Affective brain-computer interface (aHMI) is a direct communication pathway between human brain and machine, via which the machine tries to recognize the affective states of its user and respond accordingly. As aHMI introduces personal affective factors into human-computer interactions, it could potentially enrich the user’s experience during the interaction with a computer.
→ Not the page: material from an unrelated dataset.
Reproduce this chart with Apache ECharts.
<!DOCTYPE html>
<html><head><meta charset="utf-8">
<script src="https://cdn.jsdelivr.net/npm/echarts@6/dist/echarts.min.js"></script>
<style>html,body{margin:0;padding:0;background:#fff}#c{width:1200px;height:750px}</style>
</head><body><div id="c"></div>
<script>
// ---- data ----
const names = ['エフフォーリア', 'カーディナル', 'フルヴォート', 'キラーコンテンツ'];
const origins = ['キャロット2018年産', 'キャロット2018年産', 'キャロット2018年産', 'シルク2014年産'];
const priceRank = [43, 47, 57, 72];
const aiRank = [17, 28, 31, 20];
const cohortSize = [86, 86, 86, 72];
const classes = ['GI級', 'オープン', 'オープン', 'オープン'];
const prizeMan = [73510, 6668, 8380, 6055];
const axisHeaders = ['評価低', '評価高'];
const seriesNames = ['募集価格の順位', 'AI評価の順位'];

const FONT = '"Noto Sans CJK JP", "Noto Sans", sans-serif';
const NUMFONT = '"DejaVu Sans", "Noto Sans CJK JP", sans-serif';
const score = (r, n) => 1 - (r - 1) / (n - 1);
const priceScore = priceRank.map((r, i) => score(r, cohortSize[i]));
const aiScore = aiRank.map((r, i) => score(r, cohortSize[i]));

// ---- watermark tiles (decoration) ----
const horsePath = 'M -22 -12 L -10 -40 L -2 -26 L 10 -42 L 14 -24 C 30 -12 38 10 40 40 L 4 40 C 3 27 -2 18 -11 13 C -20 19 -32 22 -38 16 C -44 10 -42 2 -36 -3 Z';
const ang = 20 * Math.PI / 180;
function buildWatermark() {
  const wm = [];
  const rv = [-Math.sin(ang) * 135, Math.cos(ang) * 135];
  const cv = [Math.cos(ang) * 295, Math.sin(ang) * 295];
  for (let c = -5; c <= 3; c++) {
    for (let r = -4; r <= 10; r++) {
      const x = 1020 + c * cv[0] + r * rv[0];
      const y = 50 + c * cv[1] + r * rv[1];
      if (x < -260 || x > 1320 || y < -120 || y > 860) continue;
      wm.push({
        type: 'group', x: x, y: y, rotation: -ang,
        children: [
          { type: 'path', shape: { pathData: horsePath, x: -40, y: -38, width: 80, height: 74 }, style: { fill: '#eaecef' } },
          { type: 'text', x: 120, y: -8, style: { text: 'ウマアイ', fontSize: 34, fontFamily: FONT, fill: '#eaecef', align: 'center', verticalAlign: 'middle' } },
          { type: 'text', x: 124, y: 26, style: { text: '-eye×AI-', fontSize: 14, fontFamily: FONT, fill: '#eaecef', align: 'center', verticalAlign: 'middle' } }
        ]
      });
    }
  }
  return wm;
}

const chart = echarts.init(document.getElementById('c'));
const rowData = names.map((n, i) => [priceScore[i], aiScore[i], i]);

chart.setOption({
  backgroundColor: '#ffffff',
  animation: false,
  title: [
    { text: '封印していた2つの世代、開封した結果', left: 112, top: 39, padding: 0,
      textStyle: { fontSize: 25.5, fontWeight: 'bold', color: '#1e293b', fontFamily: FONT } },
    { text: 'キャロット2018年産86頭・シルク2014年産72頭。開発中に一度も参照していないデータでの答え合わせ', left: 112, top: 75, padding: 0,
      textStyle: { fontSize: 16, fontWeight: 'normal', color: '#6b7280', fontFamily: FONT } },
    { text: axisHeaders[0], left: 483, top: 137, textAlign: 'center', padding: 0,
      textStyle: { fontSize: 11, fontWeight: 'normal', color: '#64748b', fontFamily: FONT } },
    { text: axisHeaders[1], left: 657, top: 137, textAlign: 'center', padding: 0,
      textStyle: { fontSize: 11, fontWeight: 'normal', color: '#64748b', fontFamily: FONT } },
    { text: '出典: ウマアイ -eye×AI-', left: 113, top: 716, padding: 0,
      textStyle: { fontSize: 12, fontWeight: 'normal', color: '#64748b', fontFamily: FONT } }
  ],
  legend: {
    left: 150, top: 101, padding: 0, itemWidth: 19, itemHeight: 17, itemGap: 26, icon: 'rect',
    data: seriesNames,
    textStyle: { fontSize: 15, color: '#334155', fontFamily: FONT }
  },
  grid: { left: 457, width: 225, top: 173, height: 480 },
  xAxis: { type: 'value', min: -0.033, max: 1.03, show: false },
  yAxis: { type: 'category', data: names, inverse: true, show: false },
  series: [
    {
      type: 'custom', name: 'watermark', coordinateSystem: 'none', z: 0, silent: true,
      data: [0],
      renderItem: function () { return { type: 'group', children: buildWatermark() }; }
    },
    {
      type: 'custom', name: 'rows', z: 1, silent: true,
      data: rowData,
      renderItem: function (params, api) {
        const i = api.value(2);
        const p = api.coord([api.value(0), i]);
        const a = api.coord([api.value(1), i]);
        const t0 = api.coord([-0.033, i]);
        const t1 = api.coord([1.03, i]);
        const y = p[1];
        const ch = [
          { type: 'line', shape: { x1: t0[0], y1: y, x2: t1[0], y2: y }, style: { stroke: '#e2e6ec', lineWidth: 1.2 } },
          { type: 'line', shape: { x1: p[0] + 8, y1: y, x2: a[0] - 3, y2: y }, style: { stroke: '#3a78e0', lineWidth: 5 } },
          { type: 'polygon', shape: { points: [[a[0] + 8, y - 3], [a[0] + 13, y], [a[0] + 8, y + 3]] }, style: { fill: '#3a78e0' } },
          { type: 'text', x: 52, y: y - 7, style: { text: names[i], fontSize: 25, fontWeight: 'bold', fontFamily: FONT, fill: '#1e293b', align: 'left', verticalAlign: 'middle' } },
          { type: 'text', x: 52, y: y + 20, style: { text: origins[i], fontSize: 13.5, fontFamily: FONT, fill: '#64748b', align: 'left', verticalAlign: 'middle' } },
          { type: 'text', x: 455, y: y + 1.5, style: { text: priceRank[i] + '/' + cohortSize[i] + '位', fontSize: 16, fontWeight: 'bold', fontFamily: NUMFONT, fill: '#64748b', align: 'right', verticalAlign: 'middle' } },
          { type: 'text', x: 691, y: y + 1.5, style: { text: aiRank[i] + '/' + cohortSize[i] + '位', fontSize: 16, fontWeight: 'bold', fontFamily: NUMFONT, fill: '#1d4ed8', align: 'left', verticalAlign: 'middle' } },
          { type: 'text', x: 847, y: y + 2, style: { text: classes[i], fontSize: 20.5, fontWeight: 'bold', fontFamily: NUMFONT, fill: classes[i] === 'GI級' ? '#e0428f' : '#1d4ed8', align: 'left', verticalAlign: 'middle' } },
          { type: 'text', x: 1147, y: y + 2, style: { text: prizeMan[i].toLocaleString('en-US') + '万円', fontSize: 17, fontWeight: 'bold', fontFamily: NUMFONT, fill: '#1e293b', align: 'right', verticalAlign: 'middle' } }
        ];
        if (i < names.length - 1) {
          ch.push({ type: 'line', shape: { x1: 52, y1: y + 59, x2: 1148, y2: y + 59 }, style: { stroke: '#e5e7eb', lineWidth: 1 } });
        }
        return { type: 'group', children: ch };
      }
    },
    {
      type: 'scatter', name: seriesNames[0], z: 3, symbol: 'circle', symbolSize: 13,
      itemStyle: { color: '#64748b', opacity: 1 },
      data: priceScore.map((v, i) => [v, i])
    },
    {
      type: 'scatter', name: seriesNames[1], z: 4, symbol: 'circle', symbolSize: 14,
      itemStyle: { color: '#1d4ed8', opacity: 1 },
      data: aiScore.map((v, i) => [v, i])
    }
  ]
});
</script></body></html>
Successful emotion recognition plays a key role in such a system. The state-of-the-art aHMIs leverage machine learning techniques which consist in acquiring affective electroencephalogram (EEG) signals from the user and calibrating the classifier to the affective patterns of the user. Many studies have reported satisfactory recognition accuracy using this paradigm. However, affective neural patterns are volatile over time even for the same subject. The recognition accuracy cannot be maintained if the usage of aHMI prolongs without recalibration. Existing studies have overlooked the performance evaluation of aHMI during long-term use.
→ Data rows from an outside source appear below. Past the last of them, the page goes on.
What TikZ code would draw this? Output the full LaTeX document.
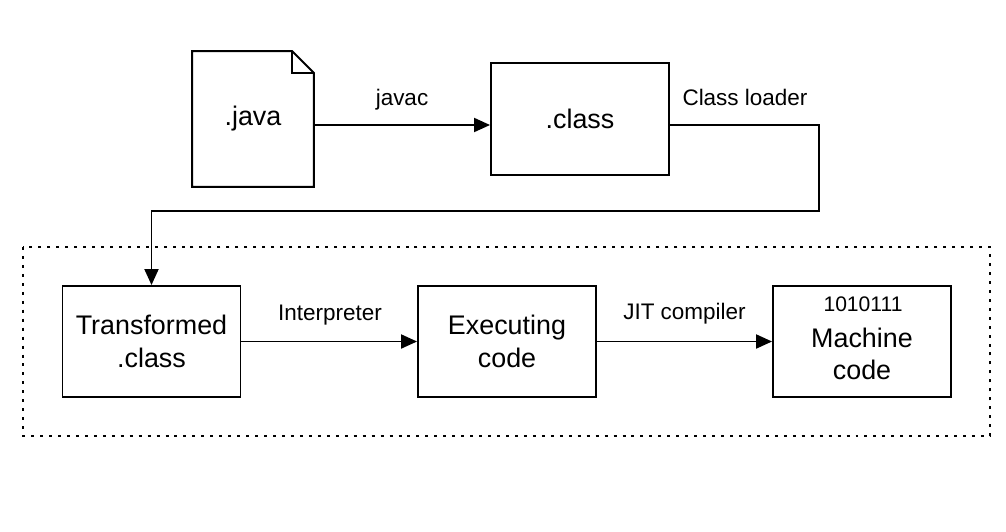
\documentclass[tikz,border=0pt]{standalone}
\usepackage{fontspec}
\setmainfont{Liberation Sans}
\usetikzlibrary{arrows.meta}

\begin{document}
\begin{tikzpicture}[x=0.02cm, y=-0.02cm, line width=1.1pt,
    stage/.style={draw, minimum width=3.56cm, minimum height=2.22cm, inner sep=0pt,
        align=center, font=\fontsize{15.3}{18.5}\selectfont},
    lbl/.style={anchor=base, font=\fontsize{12.8}{15}\selectfont},
    flow/.style={-{Triangle[length=0.32cm,width=0.28cm]}}]
    \useasboundingbox (0,0) rectangle (1006,531);
    % runtime frame
    \draw[dash pattern=on 1.7pt off 3.4pt] (23,247) rectangle (990,436);
    % source file with folded corner
    \node[minimum width=2.4cm, minimum height=2.68cm, inner sep=0pt,
        font=\fontsize{15.3}{18.5}\selectfont] (java) at (253,119) {.java};
    \draw (java.north west) -- ([xshift=-0.44cm]java.north east)
        -- ([yshift=-0.44cm]java.north east) -- (java.south east)
        -- (java.south west) -- cycle;
    \draw ([xshift=-0.44cm]java.north east) |- ([yshift=-0.44cm]java.north east);
    \node[stage, minimum height=2.24cm] (cls) at (580,119) {.class};
    \node[stage] (trans) at (151.5,341.5) {Transformed\\.class};
    \node[stage] (exec) at (507,341.5) {Executing\\code};
    \node[stage] (mach) at (862,341.5) {};
    \node[anchor=base, font=\fontsize{12}{14}\selectfont] (bits) at (863,311) {1010111};
    \node[align=center, font=\fontsize{15.3}{18.5}\selectfont] (machtext) at (862,354) {Machine\\code};
    % connectors
    \coordinate (turn) at (819,211);
    \draw[flow] ([yshift=-0.12cm]java.east) -- ([yshift=-0.12cm]cls.west);
    \draw[flow] ([yshift=-0.12cm]cls.east) -| (turn) -| (trans.north);
    \draw[flow] (trans) -- (exec);
    \draw[flow] (exec) -- (mach);
    \node[lbl] (javac) at (402,105) {javac};
    \node[lbl] (loader) at (745,105) {Class loader};
    \node[lbl] (interp) at (330,320) {Interpreter};
    \node[lbl] (jit) at (684.5,319) {JIT compiler};
\end{tikzpicture}
\end{document}
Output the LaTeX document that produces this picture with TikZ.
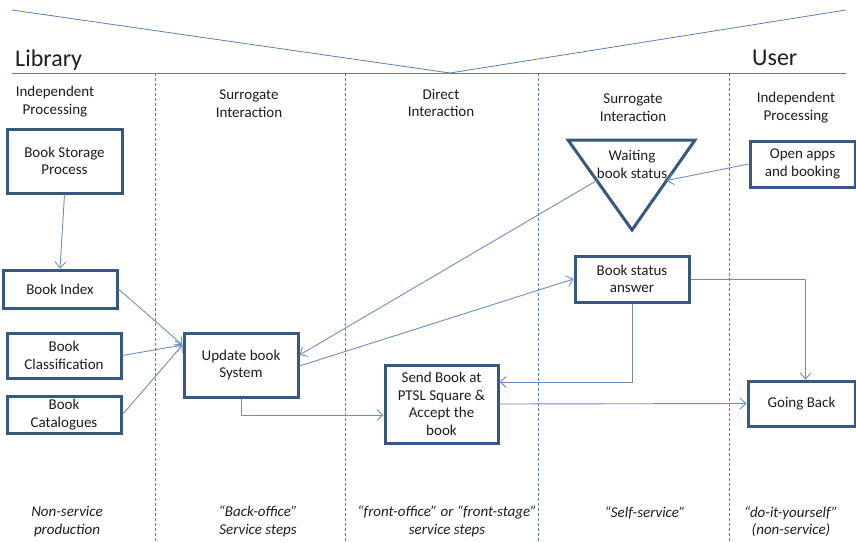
\documentclass[tikz,border=0pt]{standalone}
\usepackage{fontspec}
\setmainfont{Carlito}
\usetikzlibrary{arrows.meta, positioning, calc}
\definecolor{boxline}{HTML}{37587F}
\definecolor{flow}{HTML}{6D8EC0}
\definecolor{lane}{HTML}{5A7FB5}
\definecolor{ink}{HTML}{1E1E1E}

\tikzset{
  stepbox/.style={draw=boxline, line width=3pt, fill=white, align=center, text=ink,
    font=\fontsize{15}{17.5}\selectfont, inner sep=2pt},
  flowline/.style={draw=flow, line width=0.9pt, -{Straight Barb[length=6pt,width=11pt]}},
  lanehead/.style={align=center, text=ink, font=\fontsize{15}{17.5}\selectfont},
  lanefoot/.style={align=center, text=ink, font=\fontsize{15}{17.5}\selectfont\itshape},
  sidelabel/.style={anchor=west, text=ink, font=\fontsize{24}{28}\selectfont, inner sep=0pt},
}

\begin{document}
\begin{tikzpicture}[x=1pt, y=-1pt]
            \useasboundingbox (0,0) rectangle (856,542);

            % library / user split
            \draw[lane, line width=0.8pt] (12,10) -- (450,73) -- (846,10);
            \draw[lane, line width=0.8pt] (12,73) -- (846,73);
            \node[sidelabel] (library) at (15,60) {Library};
            \node[sidelabel] (user) at (752,58) {User};

            % swim lanes
            \foreach \x in {155,345,538,729}
                \draw[lane, line width=0.7pt, dash pattern=on 3pt off 2pt] (\x,73) -- (\x,542);

            \node[lanehead] (head1) at (55,101.5) {Independent\\Processing};
            \node[lanehead] (head2) at (249,103.5) {Surrogate\\Interaction};
            \node[lanehead] (head3) at (441,103) {Direct\\Interaction};
            \node[lanehead] (head4) at (633,107.5) {Surrogate\\Interaction};
            \node[lanehead] (head5) at (796,107.5) {Independent\\Processing};

            \node[lanefoot] (foot1) at (67,521.5) {Non-service\\production};
            \node[lanefoot] (foot2) at (258,521.5) {“Back-office”\\Service steps};
            \node[lanefoot] (foot3) at (447,521.5) {“front-office” or “front-stage”\\service steps};
            \node[lanefoot] (foot4) at (645,513) {“Self-service”};
            \node[lanefoot] (foot5) at (791,521.5) {“do-it-yourself”\\(non-service)};

            % steps
            \node[stepbox, minimum width=115pt, minimum height=64pt] (storage) at (64.5,161) {Book Storage\\Process};
            \node[stepbox, minimum width=114pt, minimum height=38pt] (index) at (60,289) {Book Index};
            \node[stepbox, minimum width=114pt, minimum height=45pt] (classif) at (64,355.5) {Book\\Classification};
            \node[stepbox, minimum width=114pt, minimum height=37pt] (catalog) at (64,414.5) {Book\\Catalogues};
            \node[stepbox, minimum width=114pt, minimum height=64pt] (update) at (241,365) {Update book\\System};
            \node[stepbox, minimum width=113pt, minimum height=78pt] (send) at (441.5,404) {Send Book at\\PTSL Square \&\\Accept the\\book};
            \node[stepbox, minimum width=114pt, minimum height=46pt] (answer) at (632,279) {Book status\\answer};
            \node[stepbox, minimum width=105pt, minimum height=46pt] (openapp) at (802.5,164) {Open apps\\and booking};
            \node[stepbox, minimum width=107pt, minimum height=45pt] (goback) at (801.5,403.5) {Going Back};

            % waiting triangle
            \coordinate (waitTL) at (568,140);
            \coordinate (waitTR) at (695,140);
            \coordinate (waitB) at (632,230);
            \draw[boxline, line width=3pt, line join=miter] (waitTL) -- (waitTR) -- (waitB) -- cycle;
            \node[lanehead] (wait) at (632,164.5) {Waiting\\book status};
            \coordinate (waitin) at ($(waitTR)!0.45!(waitB)$);
            \coordinate (waitout) at ($(waitTL)!0.45!(waitB)$);

            % flows
            \draw[flowline] (storage.south) -- (index.north);
            \draw[flowline] (index.east) -- ($(update.west)+(0,-20)$);
            \draw[flowline] (classif.east) -- ($(update.west)+(0,-20)$);
            \draw[flowline] (catalog.east) -- ($(update.west)+(0,-20)$);
            \draw[flowline] (update.south) |- ($(send.west)+(0,11)$);
            \draw[flowline] ($(update.east)+(0,1)$) -- (answer.west);
            \draw[flowline] (waitout) -- ($(update.east)+(0,-10)$);
            \draw[flowline] (openapp.west) -- (waitin);
            \draw[flowline] (answer.south) |- ($(send.east)+(0,-22)$);
            \draw[flowline] (send.east) -- (goback.west);
            \draw[flowline] (answer.east) -| ($(goback.north)+(4,0)$);
        \end{tikzpicture}
\end{document}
We propose a dataset which includes multiple recording sessions spanning across several days for each subject. Multiple sessions across different days were recorded so that the long-term recognition performance of aHMI can be evaluated. Based on this dataset, we demonstrate that the recognition accuracy of aHMIs deteriorates when re-calibration is ruled out during the long-term usage. Then, we propose a stable feature selection method to choose the most stable affective features, for mitigating the accuracy deterioration to a lesser extent and maximizing the aHMI performance in the long run.
We invite other researchers to test the performance of their aHMI algorithms on this dataset, and especially to evaluate the long-term performance of their algorithms.